Areal Distortion (log2σ) and Angular Distortion (2Ω)

These are two of the most fundamental distortion metrics. log2_area_scale shows where the map has been stretched or shrunk, while max_angular_distortion_rad shows where angles have been deformed (shear).

# Plot for log2(sigma) - areal distortion
plot_area <- plot_distortion_surface(
  distortion_results,
  metric = "log2_area_scale",
  diverging = TRUE
) +
  labs(title = "Areal Distortion (log2σ)")
#> Regular grid detected. Creating a surface plot with geom_raster().

# Plot for 2*Omega - angular distortion
plot_shear <- plot_distortion_surface(
  distortion_results,
  metric = "max_angular_distortion",
  palette = "magma"
) +
  labs(title = "Angular Distortion (2Ω)")
#> Regular grid detected. Creating a surface plot with geom_raster().


  plot_shear
#> Warning: Raster pixels are placed at uneven horizontal intervals and will be shifted
#> ℹ Consider using `geom_tile()` instead.
#> Raster pixels are placed at uneven horizontal intervals and will be shifted
#> ℹ Consider using `geom_tile()` instead.

  plot_area
#> Warning: Raster pixels are placed at uneven horizontal intervals and will be shifted
#> ℹ Consider using `geom_tile()` instead.
#> Raster pixels are placed at uneven horizontal intervals and will be shifted
#> ℹ Consider using `geom_tile()` instead.

Airy-Kavrayskiy Measure

This is a combined measure of distortion that balances both areal and angular errors. We can calculate it from the a and b values produced by analyze_distortion.

# Plot the Airy-Kavrayskiy metric
plot_distortion_surface(
  distortion_results,
  metric = "airy_kavrayskiy",
  palette = "cividis"
) +
  labs(title = "Airy-Kavrayskiy Combined Distortion Measure")
#> Regular grid detected. Creating a surface plot with geom_raster().
#> Warning: Raster pixels are placed at uneven horizontal intervals and will be shifted
#> ℹ Consider using `geom_tile()` instead.
#> Raster pixels are placed at uneven horizontal intervals and will be shifted
#> ℹ Consider using `geom_tile()` instead.

Tissot’s Indicatrices

Finally, plot_indicatrices provides the richest visualization, showing the distortion ellipses themselves. The shape, size, and orientation of each ellipse represent the local distortion pattern.
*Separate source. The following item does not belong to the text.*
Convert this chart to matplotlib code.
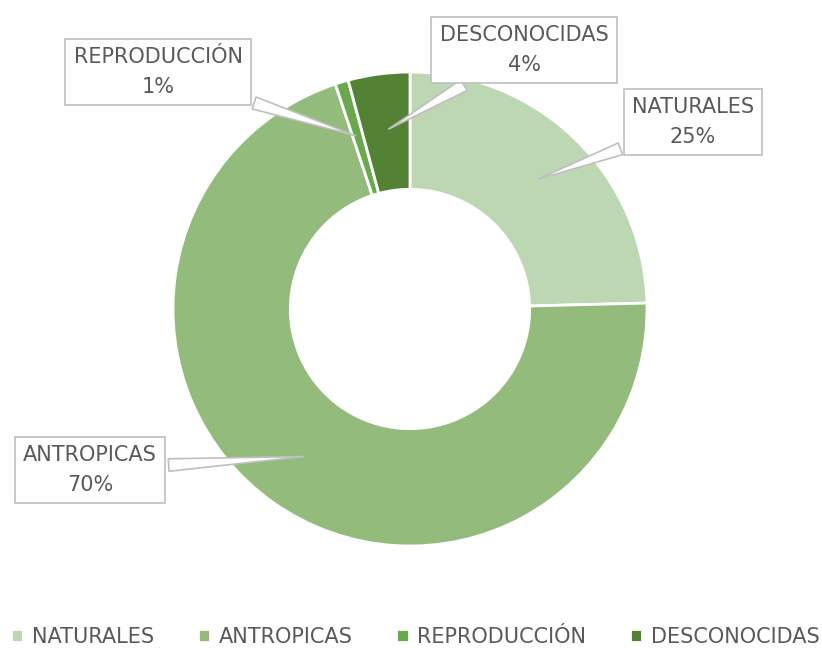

# Plot the indicatrices at the locations of the analysis points
# We use a large scale_factor to make the ellipses clearly visible.
plot_indicatrices(
  distortion_sf = distortion_results,
  scale_factor = 1,
  fill_color = "lightblue",
  border_color = "black"
)
#> Generating indicatrix polygons at source locations...

This advanced analysis demonstrates how mapAI can be used not only to fix historical maps, but to deeply understand their geometric properties.